▶ [What the exercise asks]: Report back each line of the records that contains the string "this".

━━━━━━━━━━━━━━━━━━━━

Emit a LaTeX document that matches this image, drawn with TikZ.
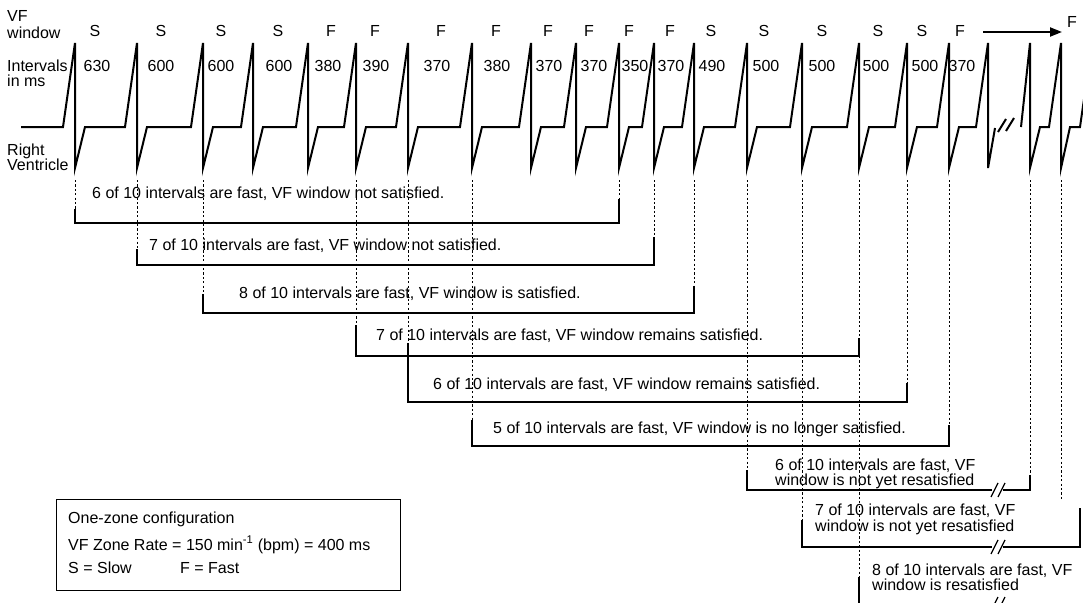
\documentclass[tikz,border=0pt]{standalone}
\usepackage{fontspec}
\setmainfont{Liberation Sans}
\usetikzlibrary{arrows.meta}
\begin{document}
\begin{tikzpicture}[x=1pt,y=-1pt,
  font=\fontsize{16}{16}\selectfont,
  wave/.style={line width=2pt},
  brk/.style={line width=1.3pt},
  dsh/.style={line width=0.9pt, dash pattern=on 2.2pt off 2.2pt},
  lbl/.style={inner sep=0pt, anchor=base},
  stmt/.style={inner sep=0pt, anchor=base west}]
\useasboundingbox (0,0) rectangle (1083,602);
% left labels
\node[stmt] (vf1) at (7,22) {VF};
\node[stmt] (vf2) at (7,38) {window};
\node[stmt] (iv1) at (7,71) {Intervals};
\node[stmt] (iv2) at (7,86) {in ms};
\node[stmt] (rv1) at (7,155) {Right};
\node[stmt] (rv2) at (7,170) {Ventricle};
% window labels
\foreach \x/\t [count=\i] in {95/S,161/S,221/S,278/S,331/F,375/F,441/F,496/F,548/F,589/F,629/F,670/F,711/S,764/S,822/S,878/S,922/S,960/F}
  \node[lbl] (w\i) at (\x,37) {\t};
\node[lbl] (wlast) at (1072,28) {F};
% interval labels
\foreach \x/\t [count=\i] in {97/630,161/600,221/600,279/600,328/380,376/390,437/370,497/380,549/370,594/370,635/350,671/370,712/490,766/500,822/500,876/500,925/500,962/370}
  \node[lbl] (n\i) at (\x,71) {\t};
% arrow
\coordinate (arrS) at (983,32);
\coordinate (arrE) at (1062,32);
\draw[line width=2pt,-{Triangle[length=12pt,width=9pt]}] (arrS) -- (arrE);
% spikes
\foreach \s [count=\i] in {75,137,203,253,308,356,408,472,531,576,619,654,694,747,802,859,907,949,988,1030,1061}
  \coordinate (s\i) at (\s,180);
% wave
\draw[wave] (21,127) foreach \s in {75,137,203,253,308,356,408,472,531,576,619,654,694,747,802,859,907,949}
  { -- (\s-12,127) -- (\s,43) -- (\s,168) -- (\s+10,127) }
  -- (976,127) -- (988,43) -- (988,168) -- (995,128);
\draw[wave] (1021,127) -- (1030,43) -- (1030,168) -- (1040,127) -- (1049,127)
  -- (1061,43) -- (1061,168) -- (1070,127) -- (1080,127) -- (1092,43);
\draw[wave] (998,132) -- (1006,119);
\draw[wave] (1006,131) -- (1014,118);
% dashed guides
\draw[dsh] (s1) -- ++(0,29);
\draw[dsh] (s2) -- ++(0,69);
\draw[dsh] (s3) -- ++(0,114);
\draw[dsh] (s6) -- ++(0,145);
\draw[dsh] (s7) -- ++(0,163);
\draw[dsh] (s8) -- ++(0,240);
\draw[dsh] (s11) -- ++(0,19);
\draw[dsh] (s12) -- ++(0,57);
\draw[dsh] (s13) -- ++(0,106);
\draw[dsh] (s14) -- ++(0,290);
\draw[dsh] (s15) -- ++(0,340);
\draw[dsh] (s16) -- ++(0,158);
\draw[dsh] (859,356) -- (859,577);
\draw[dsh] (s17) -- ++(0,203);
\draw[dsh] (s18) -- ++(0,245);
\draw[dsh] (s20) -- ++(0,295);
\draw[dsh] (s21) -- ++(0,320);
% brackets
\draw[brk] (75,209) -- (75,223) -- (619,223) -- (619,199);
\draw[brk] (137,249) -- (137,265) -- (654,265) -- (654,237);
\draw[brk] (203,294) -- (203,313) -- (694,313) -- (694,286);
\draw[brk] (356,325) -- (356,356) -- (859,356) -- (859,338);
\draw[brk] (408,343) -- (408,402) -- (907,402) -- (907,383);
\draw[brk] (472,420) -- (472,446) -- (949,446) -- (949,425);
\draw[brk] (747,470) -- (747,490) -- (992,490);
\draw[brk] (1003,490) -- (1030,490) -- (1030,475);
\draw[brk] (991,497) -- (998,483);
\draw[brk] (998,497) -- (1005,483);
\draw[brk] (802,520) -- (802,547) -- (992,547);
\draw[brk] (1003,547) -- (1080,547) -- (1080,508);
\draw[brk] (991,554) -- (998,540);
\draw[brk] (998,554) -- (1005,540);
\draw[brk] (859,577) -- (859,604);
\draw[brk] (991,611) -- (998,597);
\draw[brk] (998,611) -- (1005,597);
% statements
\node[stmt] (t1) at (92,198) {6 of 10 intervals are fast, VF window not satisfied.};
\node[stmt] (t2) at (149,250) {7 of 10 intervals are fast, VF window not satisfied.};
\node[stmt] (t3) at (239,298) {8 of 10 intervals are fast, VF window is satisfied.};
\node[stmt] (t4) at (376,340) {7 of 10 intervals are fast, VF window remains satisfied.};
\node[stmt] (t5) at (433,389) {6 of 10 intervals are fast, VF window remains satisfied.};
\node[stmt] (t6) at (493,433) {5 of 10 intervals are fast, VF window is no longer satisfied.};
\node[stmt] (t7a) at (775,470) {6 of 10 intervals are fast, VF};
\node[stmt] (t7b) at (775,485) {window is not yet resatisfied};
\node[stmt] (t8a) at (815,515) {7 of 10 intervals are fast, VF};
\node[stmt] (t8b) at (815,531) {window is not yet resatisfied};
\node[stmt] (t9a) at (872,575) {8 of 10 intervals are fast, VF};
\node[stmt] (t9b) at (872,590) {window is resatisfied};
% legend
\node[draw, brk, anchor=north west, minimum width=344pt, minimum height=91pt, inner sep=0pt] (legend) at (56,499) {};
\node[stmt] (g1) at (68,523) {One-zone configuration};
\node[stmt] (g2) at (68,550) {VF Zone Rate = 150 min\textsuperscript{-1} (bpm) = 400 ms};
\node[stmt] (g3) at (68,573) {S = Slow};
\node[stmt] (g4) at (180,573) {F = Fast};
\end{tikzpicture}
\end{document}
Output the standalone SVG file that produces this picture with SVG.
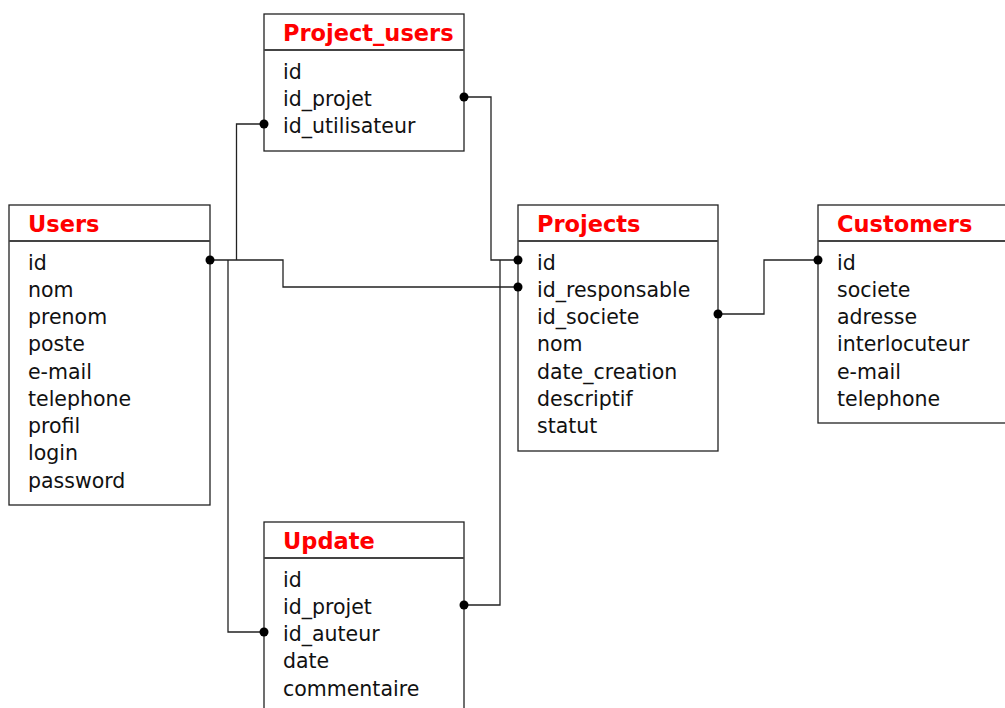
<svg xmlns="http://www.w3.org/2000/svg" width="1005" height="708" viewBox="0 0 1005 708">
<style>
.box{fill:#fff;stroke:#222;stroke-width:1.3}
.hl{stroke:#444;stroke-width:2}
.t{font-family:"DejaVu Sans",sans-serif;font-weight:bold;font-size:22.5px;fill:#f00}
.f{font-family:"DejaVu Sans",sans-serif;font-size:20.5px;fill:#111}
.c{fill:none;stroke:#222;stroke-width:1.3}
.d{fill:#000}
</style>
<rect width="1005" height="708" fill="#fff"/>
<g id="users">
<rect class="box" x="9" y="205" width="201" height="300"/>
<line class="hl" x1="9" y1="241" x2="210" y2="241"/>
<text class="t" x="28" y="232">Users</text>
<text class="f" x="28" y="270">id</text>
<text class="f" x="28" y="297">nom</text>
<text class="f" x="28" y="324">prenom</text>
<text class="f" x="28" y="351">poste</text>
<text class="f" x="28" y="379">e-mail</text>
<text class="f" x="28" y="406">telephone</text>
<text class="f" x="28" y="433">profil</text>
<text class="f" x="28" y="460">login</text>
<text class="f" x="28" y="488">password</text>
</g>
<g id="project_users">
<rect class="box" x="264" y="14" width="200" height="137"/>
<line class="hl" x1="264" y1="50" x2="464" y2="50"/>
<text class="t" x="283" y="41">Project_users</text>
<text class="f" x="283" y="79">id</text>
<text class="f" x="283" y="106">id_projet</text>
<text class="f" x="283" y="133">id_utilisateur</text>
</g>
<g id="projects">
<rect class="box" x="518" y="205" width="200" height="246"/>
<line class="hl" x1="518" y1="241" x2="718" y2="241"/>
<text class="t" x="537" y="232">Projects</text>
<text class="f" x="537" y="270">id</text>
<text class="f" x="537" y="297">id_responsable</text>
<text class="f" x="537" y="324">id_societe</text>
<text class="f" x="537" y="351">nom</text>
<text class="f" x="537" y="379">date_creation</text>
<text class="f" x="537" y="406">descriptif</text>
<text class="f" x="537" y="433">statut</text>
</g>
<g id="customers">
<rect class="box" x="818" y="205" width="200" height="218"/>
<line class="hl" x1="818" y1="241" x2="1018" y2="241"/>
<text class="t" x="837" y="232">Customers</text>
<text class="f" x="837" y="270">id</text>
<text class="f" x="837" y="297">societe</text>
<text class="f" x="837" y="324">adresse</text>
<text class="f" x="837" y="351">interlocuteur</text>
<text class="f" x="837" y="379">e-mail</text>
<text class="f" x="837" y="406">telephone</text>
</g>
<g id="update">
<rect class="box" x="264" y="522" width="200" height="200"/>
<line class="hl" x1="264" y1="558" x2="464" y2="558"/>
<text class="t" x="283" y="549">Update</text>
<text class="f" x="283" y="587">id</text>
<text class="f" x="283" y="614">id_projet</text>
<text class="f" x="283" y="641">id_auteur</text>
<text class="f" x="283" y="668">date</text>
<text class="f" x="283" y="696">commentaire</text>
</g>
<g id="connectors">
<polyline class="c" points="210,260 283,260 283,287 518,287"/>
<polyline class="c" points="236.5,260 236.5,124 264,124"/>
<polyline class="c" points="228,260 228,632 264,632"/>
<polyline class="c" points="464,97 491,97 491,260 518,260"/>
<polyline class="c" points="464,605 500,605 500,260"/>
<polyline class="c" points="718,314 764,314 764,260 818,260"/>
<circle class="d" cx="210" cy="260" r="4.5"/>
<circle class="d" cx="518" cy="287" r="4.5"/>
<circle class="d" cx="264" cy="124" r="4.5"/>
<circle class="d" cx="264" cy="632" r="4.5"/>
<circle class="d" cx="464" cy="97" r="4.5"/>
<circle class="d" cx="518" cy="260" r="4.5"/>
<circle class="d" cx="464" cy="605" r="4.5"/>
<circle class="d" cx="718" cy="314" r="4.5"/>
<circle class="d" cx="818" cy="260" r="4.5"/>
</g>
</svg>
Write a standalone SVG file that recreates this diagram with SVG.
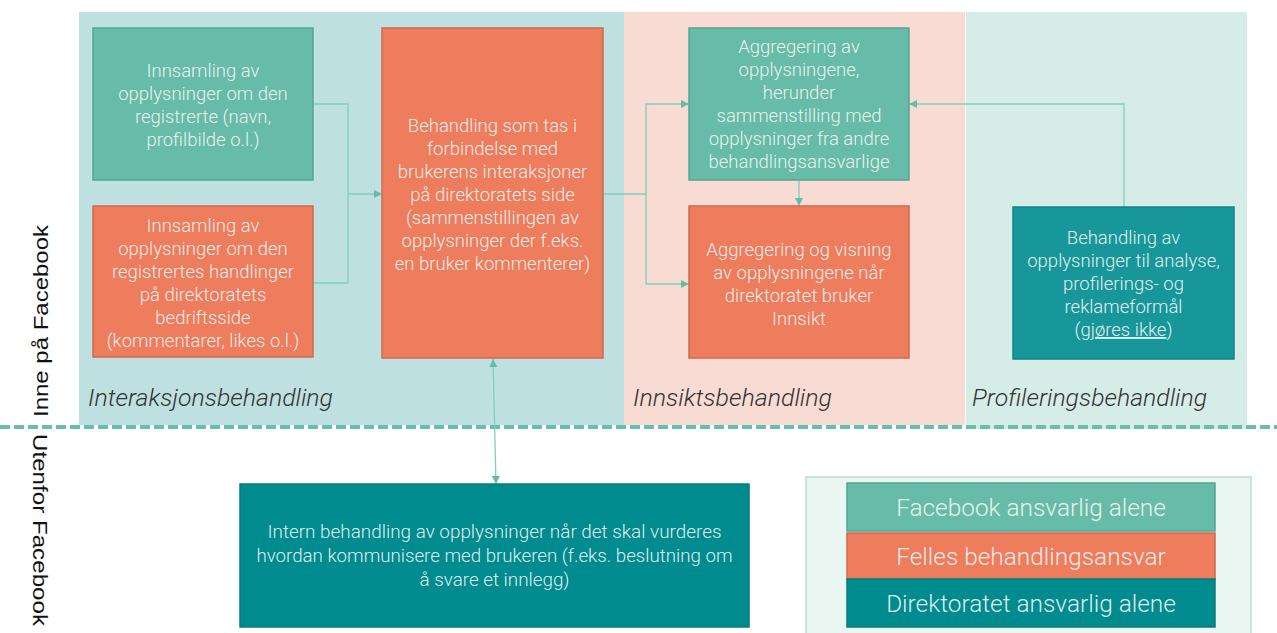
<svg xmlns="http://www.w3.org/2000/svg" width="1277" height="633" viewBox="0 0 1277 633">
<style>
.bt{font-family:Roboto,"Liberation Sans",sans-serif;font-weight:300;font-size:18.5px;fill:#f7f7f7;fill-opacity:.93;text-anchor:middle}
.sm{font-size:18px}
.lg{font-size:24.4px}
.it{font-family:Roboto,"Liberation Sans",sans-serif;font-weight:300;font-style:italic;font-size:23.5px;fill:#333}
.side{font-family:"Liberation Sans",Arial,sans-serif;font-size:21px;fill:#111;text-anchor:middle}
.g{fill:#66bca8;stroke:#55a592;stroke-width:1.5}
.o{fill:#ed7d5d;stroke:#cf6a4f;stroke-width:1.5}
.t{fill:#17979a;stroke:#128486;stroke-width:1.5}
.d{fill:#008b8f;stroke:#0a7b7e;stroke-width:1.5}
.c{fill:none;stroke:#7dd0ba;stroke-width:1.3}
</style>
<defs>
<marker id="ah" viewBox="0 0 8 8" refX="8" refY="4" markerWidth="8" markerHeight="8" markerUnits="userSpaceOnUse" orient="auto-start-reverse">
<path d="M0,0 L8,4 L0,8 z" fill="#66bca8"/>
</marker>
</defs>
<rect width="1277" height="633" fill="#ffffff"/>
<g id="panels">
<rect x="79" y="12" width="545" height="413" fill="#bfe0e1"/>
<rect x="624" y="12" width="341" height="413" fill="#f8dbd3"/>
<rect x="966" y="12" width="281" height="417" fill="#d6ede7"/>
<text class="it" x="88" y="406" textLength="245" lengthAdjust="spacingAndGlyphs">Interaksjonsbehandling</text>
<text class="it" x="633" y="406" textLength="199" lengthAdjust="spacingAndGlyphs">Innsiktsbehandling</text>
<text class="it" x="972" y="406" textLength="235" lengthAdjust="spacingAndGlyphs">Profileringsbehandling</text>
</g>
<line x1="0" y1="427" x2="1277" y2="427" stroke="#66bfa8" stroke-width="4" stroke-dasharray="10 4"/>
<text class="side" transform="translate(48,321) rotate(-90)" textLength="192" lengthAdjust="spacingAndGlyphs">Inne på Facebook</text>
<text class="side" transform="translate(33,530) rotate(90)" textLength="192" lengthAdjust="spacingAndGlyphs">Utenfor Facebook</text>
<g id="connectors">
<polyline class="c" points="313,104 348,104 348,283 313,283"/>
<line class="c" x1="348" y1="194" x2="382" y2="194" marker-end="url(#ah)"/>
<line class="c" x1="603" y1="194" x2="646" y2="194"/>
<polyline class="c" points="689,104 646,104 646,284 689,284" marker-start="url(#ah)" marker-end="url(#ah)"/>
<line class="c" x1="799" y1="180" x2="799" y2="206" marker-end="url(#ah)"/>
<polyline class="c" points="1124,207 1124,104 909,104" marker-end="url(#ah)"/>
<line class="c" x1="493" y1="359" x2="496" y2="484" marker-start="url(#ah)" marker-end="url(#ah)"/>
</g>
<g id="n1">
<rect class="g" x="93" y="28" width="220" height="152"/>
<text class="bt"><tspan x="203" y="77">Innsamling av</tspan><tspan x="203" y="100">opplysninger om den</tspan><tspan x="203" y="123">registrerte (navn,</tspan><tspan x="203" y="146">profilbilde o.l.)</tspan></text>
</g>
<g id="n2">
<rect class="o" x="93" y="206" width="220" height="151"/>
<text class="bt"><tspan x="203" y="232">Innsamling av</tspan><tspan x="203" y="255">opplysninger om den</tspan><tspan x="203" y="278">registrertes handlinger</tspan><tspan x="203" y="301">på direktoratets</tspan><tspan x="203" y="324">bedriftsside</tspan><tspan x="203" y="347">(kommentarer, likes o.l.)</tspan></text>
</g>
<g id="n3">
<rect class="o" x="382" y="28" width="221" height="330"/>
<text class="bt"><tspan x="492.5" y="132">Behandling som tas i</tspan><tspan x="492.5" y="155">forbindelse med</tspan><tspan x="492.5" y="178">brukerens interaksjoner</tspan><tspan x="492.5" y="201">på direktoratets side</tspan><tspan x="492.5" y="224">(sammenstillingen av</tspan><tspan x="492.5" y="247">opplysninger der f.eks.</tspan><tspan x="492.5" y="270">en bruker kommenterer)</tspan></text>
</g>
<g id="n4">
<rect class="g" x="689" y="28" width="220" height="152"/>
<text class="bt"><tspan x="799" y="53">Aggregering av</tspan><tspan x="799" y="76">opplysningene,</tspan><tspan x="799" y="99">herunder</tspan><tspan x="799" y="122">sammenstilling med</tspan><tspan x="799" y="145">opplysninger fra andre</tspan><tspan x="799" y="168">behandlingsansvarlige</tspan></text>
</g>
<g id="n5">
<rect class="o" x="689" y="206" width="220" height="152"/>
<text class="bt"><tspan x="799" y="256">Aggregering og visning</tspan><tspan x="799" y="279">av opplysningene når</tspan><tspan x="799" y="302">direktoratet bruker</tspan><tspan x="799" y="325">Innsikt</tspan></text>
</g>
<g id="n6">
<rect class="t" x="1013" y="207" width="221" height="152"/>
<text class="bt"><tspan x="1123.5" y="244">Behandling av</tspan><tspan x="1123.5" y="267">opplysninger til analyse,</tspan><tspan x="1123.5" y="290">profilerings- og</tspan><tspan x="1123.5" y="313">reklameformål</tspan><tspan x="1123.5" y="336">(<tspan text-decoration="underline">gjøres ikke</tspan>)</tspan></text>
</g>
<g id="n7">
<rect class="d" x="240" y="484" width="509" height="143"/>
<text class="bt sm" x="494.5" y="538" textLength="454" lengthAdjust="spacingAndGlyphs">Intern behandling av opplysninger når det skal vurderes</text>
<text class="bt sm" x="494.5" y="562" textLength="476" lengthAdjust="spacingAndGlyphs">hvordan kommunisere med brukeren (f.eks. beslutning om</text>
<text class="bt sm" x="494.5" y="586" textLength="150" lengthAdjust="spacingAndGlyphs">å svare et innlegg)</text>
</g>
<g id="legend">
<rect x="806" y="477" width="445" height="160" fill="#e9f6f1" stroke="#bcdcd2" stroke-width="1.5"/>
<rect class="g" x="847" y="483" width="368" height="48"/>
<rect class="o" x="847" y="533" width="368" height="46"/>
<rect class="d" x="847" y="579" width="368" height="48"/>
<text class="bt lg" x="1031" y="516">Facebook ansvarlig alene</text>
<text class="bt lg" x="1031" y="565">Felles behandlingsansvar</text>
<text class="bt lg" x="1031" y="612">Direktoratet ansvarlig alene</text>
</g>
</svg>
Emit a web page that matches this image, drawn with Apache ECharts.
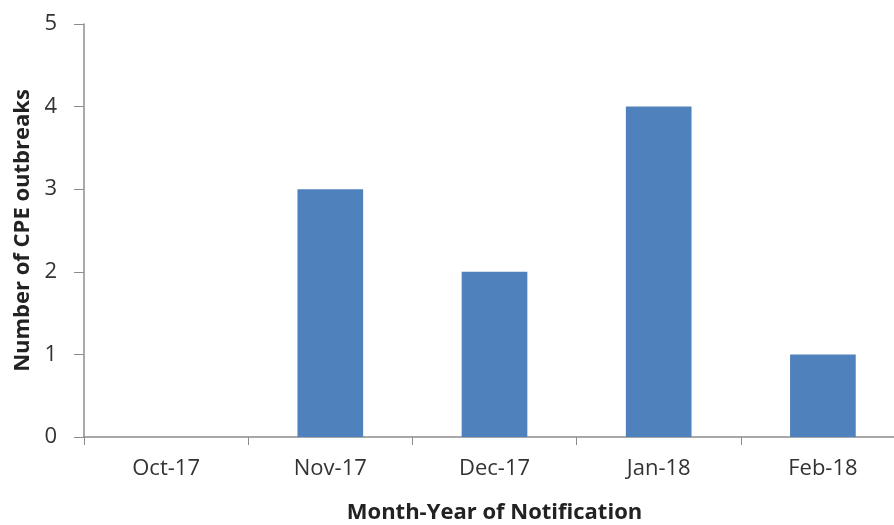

━━━━━━━━━━━━━━━━━━━━

▶ [Response]:
Emit a LaTeX document that matches this image, drawn with TikZ.
Output the standalone SVG file that produces this picture with SVG.
Write a standalone SVG file that recreates this diagram with SVG.
Emit a web page that matches this image, drawn with Apache ECharts.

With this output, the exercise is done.